RECCAP3 launched: New initiative for national greenhouse gas budgets
14 Apr 2025
As part of RECCAP3, the "Global Carbon Project" is developing detailed national greenhouse gas budgets. The goal is to better quantify regional sources and sinks – a crucial step toward effective climate policy.
As human-induced climate change intensifies, there is a growing demand for more comprehensive greenhouse gas intelligence to support the development and implementation of mitigation policies. Building on two successful first phases, the Global Carbon Project (GCP) is now developing phase 3 of the Regional Carbon Cycle Assessment and Processes project (RECCAP3). A perspectives paper published in National Science Review and co-authored by LMU’s Julia Pongratz outlines the project.

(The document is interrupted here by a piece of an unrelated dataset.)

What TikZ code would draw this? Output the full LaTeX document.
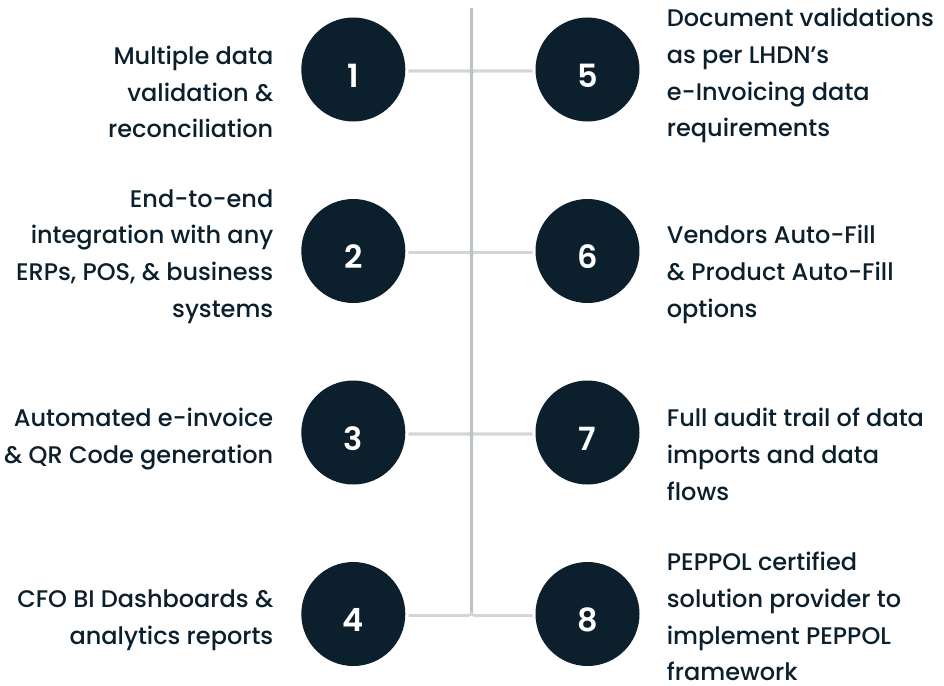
\documentclass[tikz,border=0pt]{standalone}
\usepackage{fontspec}
\usetikzlibrary{calc}
\newfontfamily\txtfont{Poppins Medium}
\newfontfamily\numfont{Poppins SemiBold}
\definecolor{navy}{HTML}{0B1F2D}
\definecolor{vlinec}{HTML}{BDC2C7}
\definecolor{hlinec}{HTML}{D3D6D9}
\begin{document}
\begin{tikzpicture}[x=1pt,y=-1pt,
  dot/.style={circle,fill=navy,minimum size=104pt,inner sep=0pt},
  num/.style={text=white,font=\numfont\fontsize{32}{32}\selectfont,anchor=base,inner sep=0pt,yshift=-17.5pt},
  lt/.style={text=navy,font=\txtfont\fontsize{24}{30}\selectfont,anchor=base east,inner sep=0pt},
  rt/.style={text=navy,font=\txtfont\fontsize{24}{30}\selectfont,anchor=base west,inner sep=0pt},
  vl/.style={draw=vlinec,line width=2.7pt},
  hl/.style={draw=hlinec,line width=2.7pt,rounded corners=3pt}]
\useasboundingbox[fill=white] (0,0) rectangle (944,685);
% junctions
\coordinate (vtop) at (471.5,8);
\coordinate (j1) at (471.5,71);
\coordinate (j2) at (471.5,252.5);
\coordinate (j3) at (471.5,434);
\coordinate (j4) at (471.5,615.5);
% circles
\node[dot] (c1) at (353.3,69.5) {};
\node[dot] (c2) at (353.3,251) {};
\node[dot] (c3) at (353.3,432.5) {};
\node[dot] (c4) at (353.3,614) {};
\node[dot] (c5) at (587.5,69.5) {};
\node[dot] (c6) at (587.5,251) {};
\node[dot] (c7) at (587.5,432.5) {};
\node[dot] (c8) at (587.5,614) {};
% horizontal connectors
\foreach \i in {1,2,3} {
  \draw[hl] ($(c\i.east|-j\i)+(3,0)$) -- (j\i) -- ++(0,-7);
  \draw[hl] ($(c\i.east|-j\i)+(3,0)$) -- (j\i) -- ++(0,7);
}
\foreach \i/\k in {5/1,6/2,7/3} {
  \draw[hl] ($(c\i.west|-j\k)+(-3,0)$) -- (j\k) -- ++(0,-7);
  \draw[hl] ($(c\i.west|-j\k)+(-3,0)$) -- (j\k) -- ++(0,7);
}
\draw[hl] ($(c4.east|-j4)+(3,0)$) -- (j4) -- ++(0,-7);
\draw[hl] ($(c8.west|-j4)+(-3,0)$) -- (j4) -- ++(0,-7);
% vertical line
\draw[vl] (vtop) -- ($(j4)+(0,-4)$);
% digits
\node[num] (n1) at (c1) {1};
\node[num] (n2) at (c2) {2};
\node[num] (n3) at (c3) {3};
\node[num] (n4) at (c4) {4};
\node[num] (n5) at (c5) {5};
\node[num] (n6) at (c6) {6};
\node[num] (n7) at (c7) {7};
\node[num] (n8) at (c8) {8};
% left texts
\node[lt] (t1a) at (273.5,64.5) {Multiple data};
\node[lt] (t1b) at (273.5,101.2) {validation \&};
\node[lt] (t1c) at (273.5,137.9) {reconciliation};
\node[lt] (t2a) at (273.5,207) {End-to-end};
\node[lt] (t2b) at (273.5,243.7) {integration with any};
\node[lt] (t2c) at (273.5,280.4) {ERPs, POS, \& business};
\node[lt] (t2d) at (273.5,317.1) {systems};
\node[lt] (t3a) at (273.5,426.7) {Automated e-invoice};
\node[lt] (t3b) at (273.5,463.4) {\& QR Code generation};
\node[lt] (t4a) at (273.5,607.5) {CFO BI Dashboards \&};
\node[lt] (t4b) at (273.5,644.2) {analytics reports};
% right texts
\node[rt] (t5a) at (666.7,26.7) {Document validations};
\node[rt] (t5b) at (666.7,63.4) {as per LHDN’s};
\node[rt] (t5c) at (666.7,100.1) {e-Invoicing data};
\node[rt] (t5d) at (666.7,136.8) {requirements};
\node[rt] (t6a) at (666.7,243.7) {Vendors Auto-Fill};
\node[rt] (t6b) at (666.7,280.4) {\& Product Auto-Fill};
\node[rt] (t6c) at (666.7,317.1) {options};
\node[rt] (t7a) at (666.7,426.7) {Full audit trail of data};
\node[rt] (t7b) at (666.7,463.4) {imports and data};
\node[rt] (t7c) at (666.7,500.1) {flows};
\node[rt] (t8a) at (666.7,570.7) {PEPPOL certified};
\node[rt] (t8b) at (666.7,607.4) {solution provider to};
\node[rt] (t8c) at (666.7,644.1) {implement PEPPOL};
\node[rt] (t8d) at (666.7,680.8) {framework};
\end{tikzpicture}
\end{document}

Globally, comprehensive GHG budgets with the skill and detail to separate natural and anthropogenic GHG sources and sinks have played a critical role in supporting the development of global decarbonization pathways. LMU scientists have a leading role in these annual global carbon budgets (more information here).

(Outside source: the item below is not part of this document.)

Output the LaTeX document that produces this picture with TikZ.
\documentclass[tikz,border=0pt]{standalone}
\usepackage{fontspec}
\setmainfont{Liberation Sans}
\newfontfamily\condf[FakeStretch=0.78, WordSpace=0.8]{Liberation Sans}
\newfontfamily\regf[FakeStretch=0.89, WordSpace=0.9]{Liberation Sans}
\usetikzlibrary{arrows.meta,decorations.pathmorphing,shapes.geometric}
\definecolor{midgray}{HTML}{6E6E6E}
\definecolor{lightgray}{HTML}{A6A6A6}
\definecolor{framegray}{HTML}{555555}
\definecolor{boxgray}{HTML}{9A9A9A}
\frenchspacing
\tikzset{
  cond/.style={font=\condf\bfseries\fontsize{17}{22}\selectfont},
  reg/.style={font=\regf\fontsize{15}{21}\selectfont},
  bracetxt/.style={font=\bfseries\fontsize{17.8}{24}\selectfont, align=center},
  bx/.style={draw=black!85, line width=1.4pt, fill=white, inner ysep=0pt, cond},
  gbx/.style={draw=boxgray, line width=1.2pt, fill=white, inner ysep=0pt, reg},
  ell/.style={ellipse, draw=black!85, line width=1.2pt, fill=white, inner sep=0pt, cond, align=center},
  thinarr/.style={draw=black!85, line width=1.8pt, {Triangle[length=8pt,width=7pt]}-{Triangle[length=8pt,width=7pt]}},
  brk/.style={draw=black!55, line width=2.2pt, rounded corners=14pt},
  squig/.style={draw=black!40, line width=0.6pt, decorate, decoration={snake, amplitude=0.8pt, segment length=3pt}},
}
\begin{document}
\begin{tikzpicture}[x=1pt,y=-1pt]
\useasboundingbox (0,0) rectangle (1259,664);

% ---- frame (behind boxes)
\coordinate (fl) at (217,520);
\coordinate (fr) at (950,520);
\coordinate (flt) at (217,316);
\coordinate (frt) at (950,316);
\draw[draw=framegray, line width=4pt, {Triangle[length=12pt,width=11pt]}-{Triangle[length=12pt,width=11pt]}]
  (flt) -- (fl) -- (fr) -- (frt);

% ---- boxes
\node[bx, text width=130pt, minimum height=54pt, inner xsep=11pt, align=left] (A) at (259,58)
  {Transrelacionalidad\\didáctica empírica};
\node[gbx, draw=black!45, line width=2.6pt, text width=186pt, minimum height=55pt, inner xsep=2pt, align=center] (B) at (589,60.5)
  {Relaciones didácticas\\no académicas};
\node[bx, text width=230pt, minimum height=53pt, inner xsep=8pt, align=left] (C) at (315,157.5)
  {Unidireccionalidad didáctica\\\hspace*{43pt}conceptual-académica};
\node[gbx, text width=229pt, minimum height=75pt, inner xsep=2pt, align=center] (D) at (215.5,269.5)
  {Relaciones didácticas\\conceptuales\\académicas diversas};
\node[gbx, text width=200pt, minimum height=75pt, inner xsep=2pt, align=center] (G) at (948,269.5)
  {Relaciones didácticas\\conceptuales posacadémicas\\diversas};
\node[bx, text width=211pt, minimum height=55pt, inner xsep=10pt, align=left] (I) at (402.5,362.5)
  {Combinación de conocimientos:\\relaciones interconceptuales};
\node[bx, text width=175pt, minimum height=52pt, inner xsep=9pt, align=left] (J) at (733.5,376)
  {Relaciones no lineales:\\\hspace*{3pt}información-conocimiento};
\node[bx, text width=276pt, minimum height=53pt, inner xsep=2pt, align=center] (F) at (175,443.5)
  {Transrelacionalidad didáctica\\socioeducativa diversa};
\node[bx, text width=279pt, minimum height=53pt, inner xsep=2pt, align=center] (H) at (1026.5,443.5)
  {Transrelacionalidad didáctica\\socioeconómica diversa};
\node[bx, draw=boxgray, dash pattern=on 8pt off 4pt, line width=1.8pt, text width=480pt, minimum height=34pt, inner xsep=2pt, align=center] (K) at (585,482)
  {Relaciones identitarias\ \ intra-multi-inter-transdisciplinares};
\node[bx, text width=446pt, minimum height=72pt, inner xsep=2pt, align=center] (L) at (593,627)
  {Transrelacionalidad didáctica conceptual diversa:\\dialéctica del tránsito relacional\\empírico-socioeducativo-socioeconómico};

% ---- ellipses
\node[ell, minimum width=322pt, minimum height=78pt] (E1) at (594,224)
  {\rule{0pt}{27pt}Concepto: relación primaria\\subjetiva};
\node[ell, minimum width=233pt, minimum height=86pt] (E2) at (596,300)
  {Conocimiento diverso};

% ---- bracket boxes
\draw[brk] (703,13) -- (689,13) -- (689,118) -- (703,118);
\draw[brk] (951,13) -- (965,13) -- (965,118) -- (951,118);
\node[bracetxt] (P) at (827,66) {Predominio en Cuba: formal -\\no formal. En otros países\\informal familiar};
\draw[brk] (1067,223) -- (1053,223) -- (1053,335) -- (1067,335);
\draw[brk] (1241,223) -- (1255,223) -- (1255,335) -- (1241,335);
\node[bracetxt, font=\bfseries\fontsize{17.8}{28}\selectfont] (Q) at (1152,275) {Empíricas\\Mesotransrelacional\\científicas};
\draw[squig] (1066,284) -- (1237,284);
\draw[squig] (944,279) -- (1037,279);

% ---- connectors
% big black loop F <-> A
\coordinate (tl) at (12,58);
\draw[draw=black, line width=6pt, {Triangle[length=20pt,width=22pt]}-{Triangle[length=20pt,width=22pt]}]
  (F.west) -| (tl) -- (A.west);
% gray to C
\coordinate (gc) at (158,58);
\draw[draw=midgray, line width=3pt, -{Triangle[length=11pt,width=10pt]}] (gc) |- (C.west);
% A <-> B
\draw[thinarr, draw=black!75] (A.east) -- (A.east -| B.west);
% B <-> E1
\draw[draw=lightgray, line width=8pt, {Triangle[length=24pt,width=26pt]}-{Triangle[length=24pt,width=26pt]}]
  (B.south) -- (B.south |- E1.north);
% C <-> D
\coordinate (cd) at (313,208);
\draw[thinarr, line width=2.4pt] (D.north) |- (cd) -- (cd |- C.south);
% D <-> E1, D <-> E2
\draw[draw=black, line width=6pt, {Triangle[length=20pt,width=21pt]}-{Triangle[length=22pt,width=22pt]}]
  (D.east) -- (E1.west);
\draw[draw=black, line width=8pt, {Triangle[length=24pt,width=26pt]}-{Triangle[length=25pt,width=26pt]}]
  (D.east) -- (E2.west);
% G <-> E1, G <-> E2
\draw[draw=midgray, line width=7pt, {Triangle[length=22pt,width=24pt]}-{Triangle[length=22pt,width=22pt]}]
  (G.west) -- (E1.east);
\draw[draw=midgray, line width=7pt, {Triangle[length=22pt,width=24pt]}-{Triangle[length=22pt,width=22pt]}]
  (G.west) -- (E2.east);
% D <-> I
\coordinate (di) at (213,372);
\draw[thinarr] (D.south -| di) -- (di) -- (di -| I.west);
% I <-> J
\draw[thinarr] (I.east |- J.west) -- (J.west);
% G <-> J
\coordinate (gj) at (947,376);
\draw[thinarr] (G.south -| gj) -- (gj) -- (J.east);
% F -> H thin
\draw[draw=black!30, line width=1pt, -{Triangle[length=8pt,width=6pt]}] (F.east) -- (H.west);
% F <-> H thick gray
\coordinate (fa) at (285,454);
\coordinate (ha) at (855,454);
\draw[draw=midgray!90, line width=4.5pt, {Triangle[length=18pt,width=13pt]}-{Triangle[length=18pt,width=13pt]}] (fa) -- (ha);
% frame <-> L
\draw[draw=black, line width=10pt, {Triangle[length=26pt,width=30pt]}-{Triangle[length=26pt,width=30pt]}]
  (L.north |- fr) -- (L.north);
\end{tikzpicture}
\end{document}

Now, this type of comprehensive greenhouse gas budget is required at the national scale, where climate and energy policies are implemented. RECCAP, which previously focused on large, regional budgets, strives to progressively move to providing complete greenhouse gas budgets at country level. In comparison to the global budgets, which aim to deliver systematic, harmonized estimates for all countries in the world, the national budgets under RECCAP3 can harvest a wealth of additional information available only at smaller level, like regional measurement systems and ecosystem-specific modeling.
“I expect RECCAP3 to bring particular progress in fields that are not yet of global relevance, such as coastal carbon dioxide removal through mangroves, saltmarshes and seagrass meadows.” says Julia Pongratz. Furthermore, RECCAP3’s national budgets will support resolving the discrepancies between national greenhouse gas budgets based on global modeling vs those based on country reporting. While these discrepancies have been traced back to different definitions, they cannot fully be explained for all countries (more information here). More regional expertise, modeling and observational data could bring breakthroughs and thus facilitate progress towards climate neutrality.